Investigating the distribution patterns of phytoplankton primary productivity (PP) and their influencing factors is fundamental for assessing lake ecosystem service functions. Current related studies primarily focus on macro scales (e.g., global and watershed levels), with limited attention to urban lakes.This study analyzed the spatiotemporal distribution patterns of phytoplankton primary productivity in urban lakes using monitoring data from seven urban lakes in Nanjing, China (2021–2022) by developing a Vertically Generalized Production Model (VGPM). A multivariate generalized linear model (GLM) was applied to quantify the relative contributions of influencing factors to phytoplankton primary productivity. Finally, partial least squares structural equation modeling (PLS-SEM) was utilized to interpret the interaction pathways among these influencing factors.

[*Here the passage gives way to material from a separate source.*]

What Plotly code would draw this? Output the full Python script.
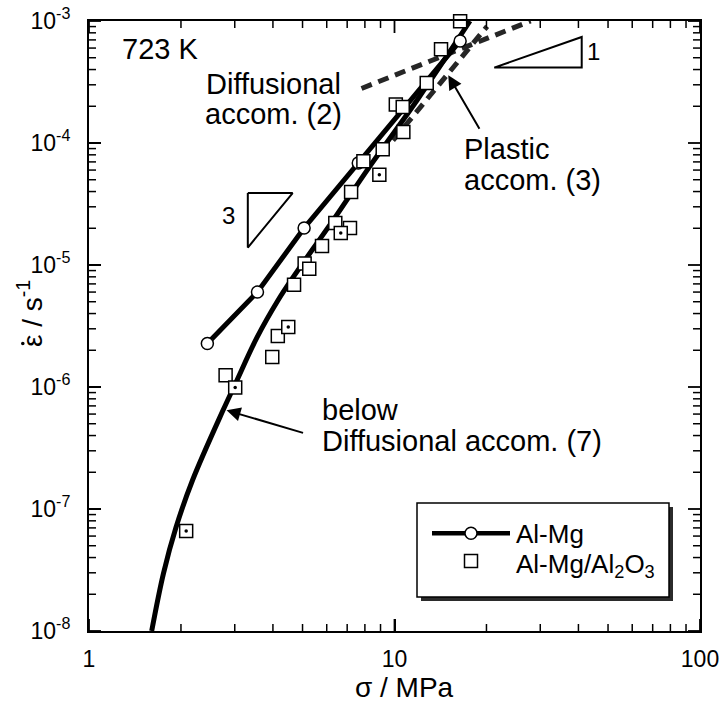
import math
import plotly.graph_objects as go

# ---------------- data ----------------
# Al-Mg : open circles joined by a thick line
sig_almg = [2.44, 3.56, 5.06, 7.61, 16.4]
eps_almg = [2.27e-6, 6.01e-6, 2.01e-5, 6.85e-5, 6.86e-4]

# Al-Mg/Al2O3 : open squares
sig_comp = [2.80, 3.98, 4.15, 4.69, 5.08, 5.26, 5.79, 6.40, 7.15, 7.21, 7.91,
            9.15, 10.1, 10.64, 10.69, 12.75, 14.2, 16.4]
eps_comp = [1.25e-6, 1.76e-6, 2.62e-6, 6.9e-6, 1.03e-5, 9.3e-6, 1.43e-5, 2.21e-5,
            2.01e-5, 3.96e-5, 7.08e-5, 8.87e-5, 2.07e-4, 1.97e-4, 1.23e-4, 3.1e-4,
            5.86e-4, 9.95e-4]
# Al-Mg/Al2O3 : squares with a centre dot
sig_comp_dot = [2.08, 3.01, 4.49, 6.67, 8.92]
eps_comp_dot = [6.6e-8, 9.9e-7, 3.1e-6, 1.83e-5, 5.5e-5]

# model curve: below diffusional accommodation (7)
sig_m7 = [1.604, 1.753, 1.927, 2.182, 2.746, 3.017, 3.548, 4.157, 4.654, 6.292,
          8.128, 11.85, 17.67]
eps_m7 = [1.0e-8, 2.97e-8, 7.08e-8, 1.72e-7, 6.44e-7, 1.07e-6, 2.55e-6, 5.14e-6,
          7.92e-6, 2.32e-5, 5.97e-5, 2.24e-4, 1.0e-3]

# diffusional accommodation (2), dashed
sig_m2 = [7.8, 27.9]
eps_m2 = [2.8e-4, 1.0e-3]
# plastic accommodation (3), dashed
sig_m3 = [9.89, 20.1]
eps_m3 = [1.05e-4, 9.05e-4]

# slope triangles
tri3_sig = [3.31, 4.64, 3.31, 3.31]
tri3_eps = [3.89e-5, 3.89e-5, 1.39e-5, 3.89e-5]
tri1_sig = [21.2, 41.0, 41.0, 21.2]
tri1_eps = [4.15e-4, 7.4e-4, 4.15e-4, 4.15e-4]

x_tickvals = [1, 10, 100]
x_ticktext = ["1", "10", "100"]
y_tickvals = [1e-8, 1e-7, 1e-6, 1e-5, 1e-4, 1e-3]
y_ticktext = ["10<sup>-8</sup>", "10<sup>-7</sup>", "10<sup>-6</sup>",
              "10<sup>-5</sup>", "10<sup>-4</sup>", "10<sup>-3</sup>"]

# minor tick positions (2..9 in every decade)
x_minor = [m * 10 ** d for d in range(0, 2) for m in range(2, 10)]
y_minor = [m * 10.0 ** d for d in range(-8, -3) for m in range(2, 10)]

X_RANGE = [0, 2]
Y_RANGE = [-8, -3]

# ---------------- layout geometry ----------------
W_FIG, H_FIG = 727, 706
L, R, T, B = 89, 27, 21, 75
PW, PH = W_FIG - L - R, H_FIG - T - B
FONT = "Liberation Sans, Arial, Helvetica, sans-serif"


def px(X):
    return (X - L) / PW


def py(Y):
    return (T + PH - Y) / PH


def xfrac(v):
    return (math.log10(v) - X_RANGE[0]) / (X_RANGE[1] - X_RANGE[0])


def yfrac(v):
    return (math.log10(v) - Y_RANGE[0]) / (Y_RANGE[1] - Y_RANGE[0])


fig = go.Figure()

# dashed model lines
for xs, ys in ((sig_m2, eps_m2), (sig_m3, eps_m3)):
    fig.add_trace(go.Scatter(x=xs, y=ys, mode="lines",
                             line=dict(color="#262626", width=5, dash="11px,7px"),
                             showlegend=False, hoverinfo="skip"))
# solid model curve (7)
fig.add_trace(go.Scatter(x=sig_m7, y=eps_m7, mode="lines",
                         line=dict(color="black", width=5, shape="spline", smoothing=1.0),
                         showlegend=False, hoverinfo="skip"))
# Al-Mg
fig.add_trace(go.Scatter(x=sig_almg, y=eps_almg, mode="lines+markers", name="Al-Mg",
                         line=dict(color="black", width=5),
                         marker=dict(symbol="circle", size=12, color="white",
                                     line=dict(color="black", width=1.5)),
                         showlegend=False, cliponaxis=False))
# Al-Mg/Al2O3
fig.add_trace(go.Scatter(x=sig_comp, y=eps_comp, mode="markers", name="Al-Mg/Al2O3",
                         marker=dict(symbol="square", size=13, color="white",
                                     line=dict(color="black", width=1.5)),
                         showlegend=False, cliponaxis=False))
fig.add_trace(go.Scatter(x=sig_comp_dot, y=eps_comp_dot, mode="markers",
                         marker=dict(symbol="square", size=13, color="white",
                                     line=dict(color="black", width=1.5)),
                         showlegend=False, cliponaxis=False))
fig.add_trace(go.Scatter(x=sig_comp_dot, y=eps_comp_dot, mode="markers",
                         marker=dict(symbol="circle", size=3.5, color="black"),
                         showlegend=False, cliponaxis=False))
# slope triangles
for xs, ys in ((tri3_sig, tri3_eps), (tri1_sig, tri1_eps)):
    fig.add_trace(go.Scatter(x=xs, y=ys, mode="lines",
                             line=dict(color="black", width=2),
                             showlegend=False, hoverinfo="skip"))

axis_common = dict(
    showline=True, linecolor="black", linewidth=2, mirror=True,
    ticks="inside", ticklen=12, tickwidth=1.8, tickcolor="black",
    showgrid=False, zeroline=False,
    tickfont=dict(family=FONT, size=23, color="black"),
)
fig.update_layout(
    xaxis=dict(type="log", range=X_RANGE, tickmode="array", tickvals=x_tickvals,
               ticktext=x_ticktext, ticklabelstandoff=6, **axis_common),
    yaxis=dict(type="log", range=Y_RANGE, tickmode="array", tickvals=y_tickvals,
               ticktext=y_ticktext, ticklabelstandoff=12, **axis_common),
)

shapes = []
# tick marks on all four sides (inside), drawn in paper coordinates
MAJ, MIN = 12, 7
for vals, ln, w in ((x_tickvals, MAJ, 1.8), (x_minor, MIN, 1.5)):
    for v in vals:
        f = xfrac(v)
        for y0, y1 in ((0, ln / PH), (1 - ln / PH, 1)):
            shapes.append(dict(type="line", xref="paper", yref="paper",
                               x0=f, x1=f, y0=y0, y1=y1,
                               line=dict(color="black", width=w)))
for vals, ln, w in ((y_tickvals, MAJ, 1.8), (y_minor, MIN, 1.5)):
    for v in vals:
        f = yfrac(v)
        for x0, x1 in ((0, ln / PW), (1 - ln / PW, 1)):
            shapes.append(dict(type="line", xref="paper", yref="paper",
                               x0=x0, x1=x1, y0=f, y1=f,
                               line=dict(color="black", width=w)))

ann = []


def text(s, X, Y, size=29, xanchor="left", angle=0):
    ann.append(dict(text=s, x=px(X), y=py(Y), xref="paper", yref="paper",
                    xanchor=xanchor, yanchor="middle", showarrow=False,
                    textangle=angle,
                    font=dict(family=FONT, size=size, color="black")))


text("723 K", 120, 48.5)
text("Diffusional", 204, 84)
text("accom. (2)", 203, 114.5)
text("Plastic", 462, 149)
text("accom. (3)", 462, 179.5)
text("below", 320, 409.5)
text("Diffusional accom. (7)", 320, 441)
text("3", 228.5, 215, size=24, xanchor="center")
text("1", 593.5, 51.5, size=24, xanchor="center")
text("\u03c3 / MPa", 404, 687, size=28, xanchor="center")
text("\u03b5 / s<sup>-1</sup>", 30, 314, size=28, xanchor="center", angle=-90)

# arrows
ann.append(dict(x=math.log10(2.82), y=math.log10(6.44e-7), xref="x", yref="y",
                ax=78, ay=23, text="", showarrow=True, arrowhead=2, arrowsize=1.4,
                arrowwidth=2, arrowcolor="black"))
ann.append(dict(x=math.log10(15.0), y=math.log10(3.59e-4), xref="x", yref="y",
                ax=32, ay=55, text="", showarrow=True, arrowhead=2, arrowsize=1.4,
                arrowwidth=2, arrowcolor="black"))

# dot above the epsilon of the rotated y title (rate symbol)
shapes.append(dict(type="circle", xref="paper", yref="paper",
                   x0=px(21), x1=px(24.6), y0=py(345.3), y1=py(341.7),
                   fillcolor="black", line=dict(width=0)))

# manual legend box with drop shadow
LX0, LY0, LX1, LY1 = 417, 503, 669, 597
shapes.append(dict(type="rect", xref="paper", yref="paper",
                   x0=px(LX0 + 4), x1=px(LX1 + 4), y0=py(LY1 + 4), y1=py(LY0 + 4),
                   fillcolor="#2b2b2b", line=dict(width=0)))
shapes.append(dict(type="rect", xref="paper", yref="paper",
                   x0=px(LX0), x1=px(LX1), y0=py(LY1), y1=py(LY0),
                   fillcolor="white", line=dict(color="black", width=1.5)))
shapes.append(dict(type="line", xref="paper", yref="paper",
                   x0=px(432), x1=px(510), y0=py(533.3), y1=py(533.3),
                   line=dict(color="black", width=4.5)))
shapes.append(dict(type="circle", xref="paper", yref="paper",
                   x0=px(471 - 6), x1=px(471 + 6), y0=py(533.3 + 6), y1=py(533.3 - 6),
                   fillcolor="white", line=dict(color="black", width=1.5)))
shapes.append(dict(type="rect", xref="paper", yref="paper",
                   x0=px(471 - 6.5), x1=px(471 + 6.5), y0=py(561 + 6.5), y1=py(561 - 6.5),
                   fillcolor="white", line=dict(color="black", width=1.5)))
text("Al-Mg", 514, 533.5, size=26)
text("Al-Mg/Al<sub>2</sub>O<sub>3</sub>", 514, 565, size=26)

fig.update_layout(
    width=W_FIG, height=H_FIG,
    margin=dict(l=L, r=R, t=T, b=B, autoexpand=False),
    paper_bgcolor="white", plot_bgcolor="white",
    showlegend=False,
    annotations=ann, shapes=shapes,
    font=dict(family=FONT, color="black"),
)

fig.write_html("out.html")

The results indicated that phytoplankton PP in mesotrophic and eutrophic urban lakes was generally higher during spring and summer. In eutrophic urban lakes, except for summer, phytoplankton PP was significantly higher than in mesotrophic lakes in other seasons (p < 0.05). Compared to eutrophic lakes, mesotrophic lakes exhibited more factors influencing phytoplankton PP. In mesotrophic lakes, nutrients (TN and TP) exerted stronger regulatory effects on PP (cumulatively explaining 32.03% of the variability in PP), whereas in eutrophic lakes, underwater light conditions (Secchi depth, suspended solids, and turbidity) showed stronger regulatory effects (cumulatively explaining 12.37% of the variability in PP). Biological factors (represented by Chl-a) exhibited the strongest positive feedback on phytoplankton PP in both mesotrophic and eutrophic urban lakes (path coefficients: 0.842*** and 0.973***, respectively). Chemical factors (TN, TP, and CODMn) demonstrated contrasting feedback mechanisms: positive in mesotrophic lakes (path coefficient: 0.184**) versus negative in eutrophic lakes (path coefficient: -0.241***). Compared to eutrophic lakes, mesotrophic lakes displayed more indirect pathways affecting phytoplankton PP. Physical factors primarily influenced PP through indirect pathways, with "Physical factors→ Biological factors→ PP" being the dominant indirect pathway, particularly stronger in eutrophic lakes. The pathway "Physical factors→ Chemical factors→ PP" exhibited opposite feedback effects in mesotrophic and eutrophic lakes, primarily attributed to differences in underwater light conditions and water temperature.
This study partially addresses the research gap in phytoplankton PP dynamics in urban lakes, provides references for studies on small water bodies, and offers a scientific basis for evaluating lake carbon sink functions.